→ Task to carry out: Reproduce, exactly and in full, the lines from the one with "Convert this chart to D3.js code." through the one with "const aeronetErr = [0.06];" in the data below; drop pictures.

→ Dataset excerpts:
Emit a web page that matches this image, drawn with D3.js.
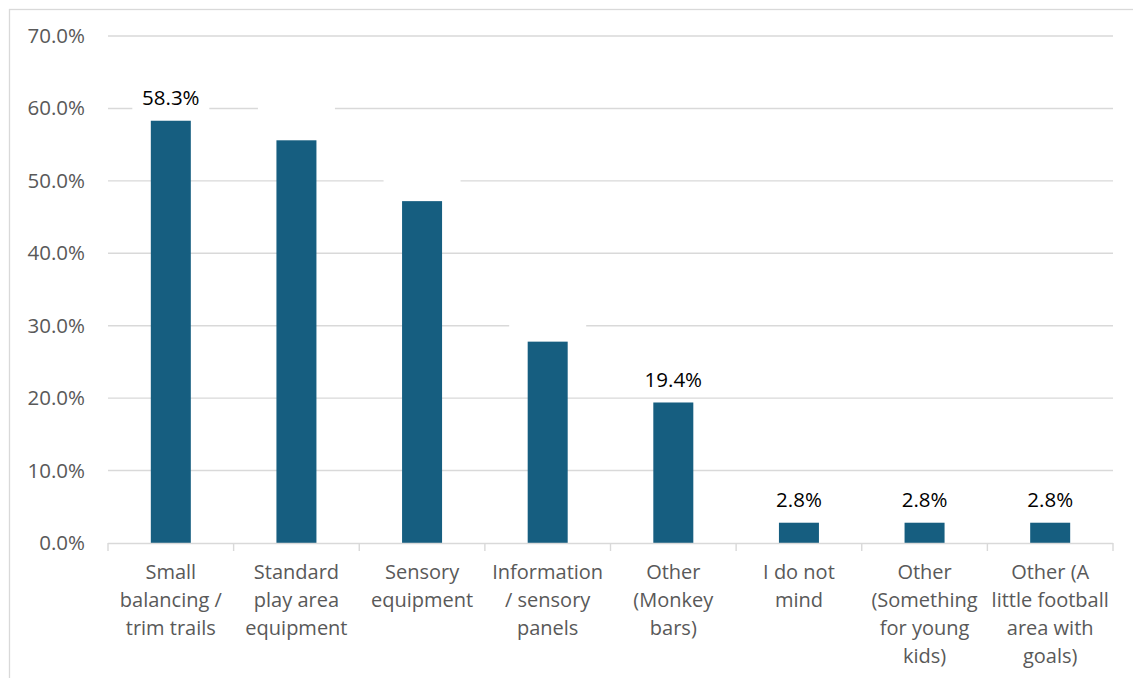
<!DOCTYPE html>
<html><head><meta charset="utf-8">
<script src="https://cdn.jsdelivr.net/npm/d3@7"></script>
<style>body{margin:0;background:#fff;} svg{display:block;}</style>
</head><body>
<svg id="chart" width="1133" height="678"></svg>
<script>
const categories = [
  "Small\nbalancing /\ntrim trails",
  "Standard\nplay area\nequipment",
  "Sensory\nequipment",
  "Information\n/ sensory\npanels",
  "Other\n(Monkey\nbars)",
  "I do not\nmind",
  "Other\n(Something\nfor young\nkids)",
  "Other (A\nlittle football\narea with\ngoals)"
];
const values = [0.583, 0.556, 0.472, 0.278, 0.194, 0.028, 0.028, 0.028];
const showLabel = [true, false, false, false, true, true, true, true];
const yTicks = [0, 0.1, 0.2, 0.3, 0.4, 0.5, 0.6, 0.7];

const FONT = "'Open Sans', sans-serif";
const svg = d3.select("#chart");
const W = 1133, H = 678;

svg.append("rect").attr("x", 9.5).attr("y", 9.5).attr("width", W).attr("height", H)
  .attr("fill", "#fff").attr("stroke", "#d9d9d9").attr("stroke-width", 1.3);

const x = d3.scaleBand().domain(categories).range([108, 1113])
  .paddingInner(0.6816).paddingOuter(0.3408);
const y = d3.scaleLinear().domain([0, 0.7]).range([543, 36]);

// gridlines
svg.append("g").selectAll("line").data(yTicks.filter(d => d > 0)).join("line")
  .attr("x1", 108).attr("x2", 1113)
  .attr("y1", d => y(d)).attr("y2", d => y(d))
  .attr("stroke", "#d9d9d9").attr("stroke-width", 1.4);

// y tick labels
const yAxis = d3.axisLeft(y).tickValues(yTicks).tickFormat(d3.format(".1%")).tickSize(0).tickPadding(0);
const ga = svg.append("g").attr("transform", "translate(85,0)").call(yAxis);
ga.select(".domain").remove();
ga.selectAll("text").attr("font-family", FONT).attr("font-size", 20.5).attr("fill", "#595959");

// label boxes (white background behind data labels)
const step = x.step();
svg.append("g").selectAll("rect").data(values).join("rect")
  .attr("x", (d, i) => x(categories[i]) + x.bandwidth() / 2 - 38.5)
  .attr("y", d => y(d) - 23 - 13)
  .attr("width", 77).attr("height", 26).attr("fill", "#fff");

// bars
svg.append("g").selectAll("rect").data(values).join("rect")
  .attr("x", (d, i) => x(categories[i]))
  .attr("y", d => y(d))
  .attr("width", x.bandwidth())
  .attr("height", d => y(0) - y(d))
  .attr("fill", "#165e80");

// x axis line and ticks
svg.append("line").attr("x1", 108).attr("x2", 1113).attr("y1", 543.5).attr("y2", 543.5)
  .attr("stroke", "#d9d9d9").attr("stroke-width", 1.4);
const edges = d3.range(categories.length + 1).map(i => 108 + i * step);
svg.append("g").selectAll("line").data(edges).join("line")
  .attr("x1", d => d).attr("x2", d => d).attr("y1", 543).attr("y2", 551)
  .attr("stroke", "#d9d9d9").attr("stroke-width", 1.4);

// category labels
const cl = svg.append("g").selectAll("text").data(categories).join("text")
  .attr("x", d => x(d) + x.bandwidth() / 2)
  .attr("y", 572)
  .attr("text-anchor", "middle")
  .attr("font-family", FONT).attr("font-size", 20).attr("fill", "#595959");
cl.each(function(d) {
  const t = d3.select(this);
  d.split("\n").forEach((line, i) => {
    t.append("tspan").attr("x", x(d) + x.bandwidth() / 2).attr("y", 572 + i * 28)
      .attr("dy", "0.35em").text(line);
  });
});

// data labels
svg.append("g").selectAll("text").data(values).join("text")
  .attr("x", (d, i) => x(categories[i]) + x.bandwidth() / 2)
  .attr("y", d => y(d) - 23)
  .attr("dy", "0.35em")
  .attr("text-anchor", "middle")
  .attr("font-family", FONT).attr("font-size", 20.5).attr("fill", "#000")
  .text((d, i) => showLabel[i] ? d3.format(".1%")(d) : "");
</script>
</body></html>
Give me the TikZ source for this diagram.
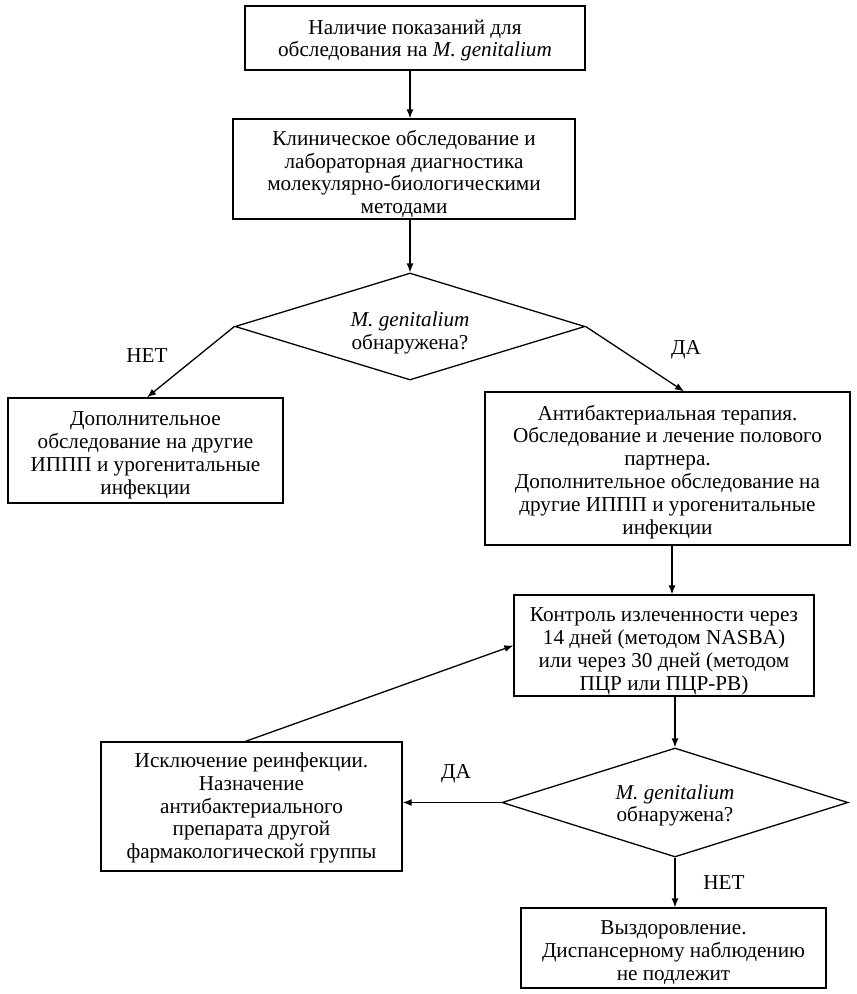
\documentclass[tikz,border=0pt]{standalone}
\usepackage{fontspec}
\setmainfont{Liberation Serif}
\usetikzlibrary{shapes.geometric,arrows.meta}
\newcommand{\tx}[2][5pt]{\raisebox{-#1}[\height][\depth]{\begin{tabular}{@{}c@{}}#2\end{tabular}}}
\begin{document}
\begin{tikzpicture}[x=1pt,y=-1pt,
  every node/.style={font=\fontsize{21.2}{22.8}\selectfont, inner sep=0pt},
  boxn/.style={draw, line width=1.3pt, align=center},
  dia/.style={draw, diamond, aspect=3.25, line width=1.3pt, align=center},
  lbl/.style={font=\fontsize{21.2}{22.8}\selectfont},
  arr/.style={line width=1.3pt, -{Latex[length=9pt,width=7pt]}}]
\useasboundingbox (0,0) rectangle (857,994);
\node[boxn, minimum width=340, minimum height=64] (b1) at (415,38) {\tx[3pt]{Наличие показаний для\\обследования на \textit{M. genitalium}}};
\node[boxn, minimum width=342, minimum height=100] (b2) at (404,169) {\tx[6pt]{Клиническое обследование и\\лабораторная диагностика\\молекулярно-биологическими\\методами}};
\node[dia, minimum width=350, minimum height=107] (d1) at (410,326.5) {\tx[7pt]{\textit{M. genitalium}\\обнаружена?}};
\node[boxn, minimum width=275, minimum height=105] (b3) at (145.5,450.5) {\tx[5pt]{Дополнительное\\обследование на другие\\ИППП и урогенитальные\\инфекции}};
\node[boxn, minimum width=365, minimum height=153] (b4) at (667.5,468.5) {\tx[4pt]{Антибактериальная терапия.\\Обследование и лечение полового\\партнера.\\Дополнительное обследование на\\другие ИППП и урогенитальные\\инфекции}};
\node[boxn, minimum width=300, minimum height=101] (b5) at (664,645.5) {\tx[6pt]{Контроль излеченности через\\14 дней (методом NASBA)\\или через 30 дней (методом\\ПЦР или ПЦР-РВ)}};
\node[dia, minimum width=346, minimum height=109] (d2) at (675,802.5) {\tx[3.5pt]{\textit{M. genitalium}\\обнаружена?}};
\node[boxn, minimum width=301, minimum height=129] (b6) at (251.5,806.5) {\tx[2pt]{Исключение реинфекции.\\Назначение\\антибактериального\\препарата другой\\фармакологической группы}};
\node[boxn, minimum width=305, minimum height=80] (b7) at (673.5,948) {\tx[5pt]{Выздоровление.\\Диспансерному наблюдению\\не подлежит}};
\node[lbl] (l1) at (147,356) {НЕТ};
\node[lbl] (l2) at (686,350) {ДА};
\node[lbl] (l3) at (456,774) {ДА};
\node[lbl] (l4) at (724,883) {НЕТ};
\draw[arr] (d1.north |- b1.south) -- (d1.north |- b2.north);
\draw[arr] (d1.north |- b2.south) -- (d1.north);
\draw[arr] (d1.west) -- ([xshift=1.5]b3.north);
\draw[arr] (d1.east) -- ([xshift=16.5]b4.north);
\draw[arr] ([xshift=4.5]b4.south) -- ([xshift=4.5]b4.south |- b5.north);
\draw[arr] (d2.north |- b5.south) -- (d2.north);
\draw[arr] (d2.west) -- (b6.east |- d2.west);
\draw[arr] (d2.south) -- (d2.south |- b7.north);
\draw[arr] ([xshift=-6]b6.north) -- (b5.west);
\end{tikzpicture}
\end{document}
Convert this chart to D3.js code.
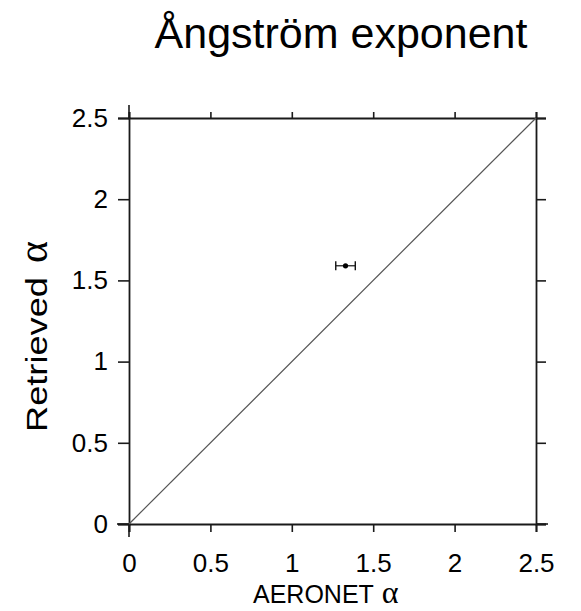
<!DOCTYPE html>
<html>
<head>
<meta charset="utf-8">
<script src="https://cdn.jsdelivr.net/npm/d3@7"></script>
<style>
  html, body { margin: 0; padding: 0; background: #fff; }
  svg { display: block; }
  text { font-family: "Liberation Sans", Arial, sans-serif; fill: #000; }
</style>
</head>
<body>
<div id="chart"></div>
<script>
// Ångström exponent: retrieved vs. AERONET
const tickValues = [0, 0.5, 1, 1.5, 2, 2.5];
const tickLabels = ["0", "0.5", "1", "1.5", "2", "2.5"];
const domain = [0, 2.5];

// retrieved point with horizontal error bar
const aeronetAlpha = [1.33];
const retrievedAlpha = [1.59];
const aeronetErr = [0.06];

const W = 581, H = 611;
const margin = { left: 129, right: 45, top: 118, bottom: 87 };

const svg = d3.select("#chart").append("svg")
  .attr("width", W).attr("height", H);

const x = d3.scaleLinear().domain(domain).range([margin.left, W - margin.right]);
const y = d3.scaleLinear().domain(domain).range([H - margin.bottom, margin.top]);

const fmt = d => tickLabels[tickValues.indexOf(d)];

function styleAxis(g, size) {
  g.selectAll("path.domain").attr("stroke", "#1a1a1a").attr("stroke-width", 1.8);
  g.selectAll(".tick line").attr("stroke", "#1a1a1a").attr("stroke-width", 1.6);
  g.selectAll(".tick text").attr("font-size", size)
    .attr("font-family", "Liberation Sans, Arial, sans-serif").attr("fill", "#000");
}

// bottom axis
svg.append("g")
  .attr("transform", `translate(0,${y(0)})`)
  .call(d3.axisBottom(x).tickValues(tickValues).tickFormat(fmt).tickSizeOuter(0).tickSize(8).tickPadding(22))
  .call(g => styleAxis(g, 26));

// left axis
svg.append("g")
  .attr("transform", `translate(${x(0)},0)`)
  .call(d3.axisLeft(y).tickValues(tickValues).tickFormat(fmt).tickSizeOuter(0).tickSize(11).tickPadding(10))
  .call(g => styleAxis(g, 26));

// top axis (ticks only)
svg.append("g")
  .attr("transform", `translate(0,${y(2.5)})`)
  .call(d3.axisTop(x).tickValues(tickValues).tickFormat("").tickSizeOuter(0).tickSize(6))
  .call(g => styleAxis(g, 26));

// right axis (ticks only)
svg.append("g")
  .attr("transform", `translate(${x(2.5)},0)`)
  .call(d3.axisRight(y).tickValues(tickValues).tickFormat("").tickSizeOuter(0).tickSize(10))
  .call(g => styleAxis(g, 26));

// longer corner ticks
const corners = [
  [x(0), y(2.5), x(0), y(2.5) - 13],
  [x(0), y(0), x(0) - 12, y(0)],
  [x(0), y(0), x(0), y(0) + 13],
  [x(2.5), y(0), x(2.5) + 12, y(0)]
];
svg.append("g").selectAll("line").data(corners).join("line")
  .attr("x1", d => d[0]).attr("y1", d => d[1])
  .attr("x2", d => d[2]).attr("y2", d => d[3])
  .attr("stroke", "#1a1a1a").attr("stroke-width", 1.6);

// 1:1 line
svg.append("line")
  .attr("x1", x(domain[0])).attr("y1", y(domain[0]))
  .attr("x2", x(domain[1])).attr("y2", y(domain[1]))
  .attr("stroke", "#555").attr("stroke-width", 1.2);

// error bars and points
const pts = aeronetAlpha.map((v, i) => ({ x: v, y: retrievedAlpha[i], e: aeronetErr[i] }));
const eb = svg.append("g").selectAll("g").data(pts).join("g");
eb.append("line")
  .attr("x1", d => x(d.x - d.e)).attr("x2", d => x(d.x + d.e))
  .attr("y1", d => y(d.y)).attr("y2", d => y(d.y))
  .attr("stroke", "#111").attr("stroke-width", 1.2);
eb.selectAll("line.cap").data(d => [[d.x - d.e, d.y], [d.x + d.e, d.y]]).join("line")
  .attr("class", "cap")
  .attr("x1", d => x(d[0])).attr("x2", d => x(d[0]))
  .attr("y1", d => y(d[1]) - 4.5).attr("y2", d => y(d[1]) + 4.5)
  .attr("stroke", "#111").attr("stroke-width", 1.4);
eb.append("circle")
  .attr("cx", d => x(d.x)).attr("cy", d => y(d.y)).attr("r", 2.6)
  .attr("fill", "#000");

// title
svg.append("text")
  .attr("x", 341).attr("y", 48)
  .attr("text-anchor", "middle")
  .attr("font-size", 43)
  .text("Ångström exponent");

// x axis label
const xl = svg.append("text")
  .attr("x", 253).attr("y", 603)
  .attr("text-anchor", "start")
  .attr("font-size", 25);
xl.append("tspan").text("AERONET");
xl.append("tspan").attr("dx", 8).attr("font-family", "Liberation Serif, serif").attr("font-size", 32).text("α");

// y axis label
const yl = svg.append("text")
  .attr("transform", "translate(47,432) rotate(-90)")
  .attr("text-anchor", "start")
  .attr("font-size", 30);
yl.append("tspan").attr("textLength", 155).attr("lengthAdjust", "spacingAndGlyphs").text("Retrieved");
yl.append("tspan").attr("dx", 14).attr("font-family", "Liberation Serif, serif").attr("font-size", 42).text("α");
</script>
</body>
</html>
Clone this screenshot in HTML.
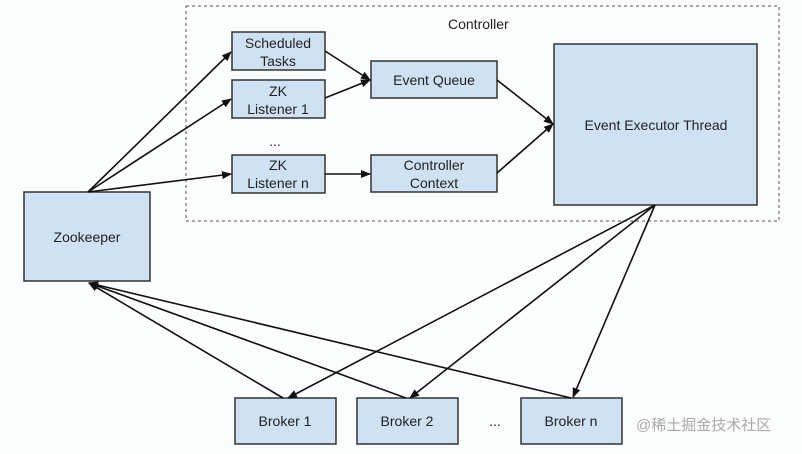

→ Solution for this problem:
Convert this chart to D3.js code.
<!DOCTYPE html>
<html>
<head>
<meta charset="utf-8">
<script src="https://cdn.jsdelivr.net/npm/d3@7"></script>
<style>
  html, body { margin: 0; padding: 0; background: #fff; }
  svg { display: block; }
  text { font-family: "Liberation Sans", Arial, sans-serif; fill: #000; }
</style>
</head>
<body>
<div id="chart"></div>
<script>
// Ångström exponent: retrieved vs. AERONET
const tickValues = [0, 0.5, 1, 1.5, 2, 2.5];
const tickLabels = ["0", "0.5", "1", "1.5", "2", "2.5"];
const domain = [0, 2.5];

// retrieved point with horizontal error bar
const aeronetAlpha = [1.33];
const retrievedAlpha = [1.59];
const aeronetErr = [0.06];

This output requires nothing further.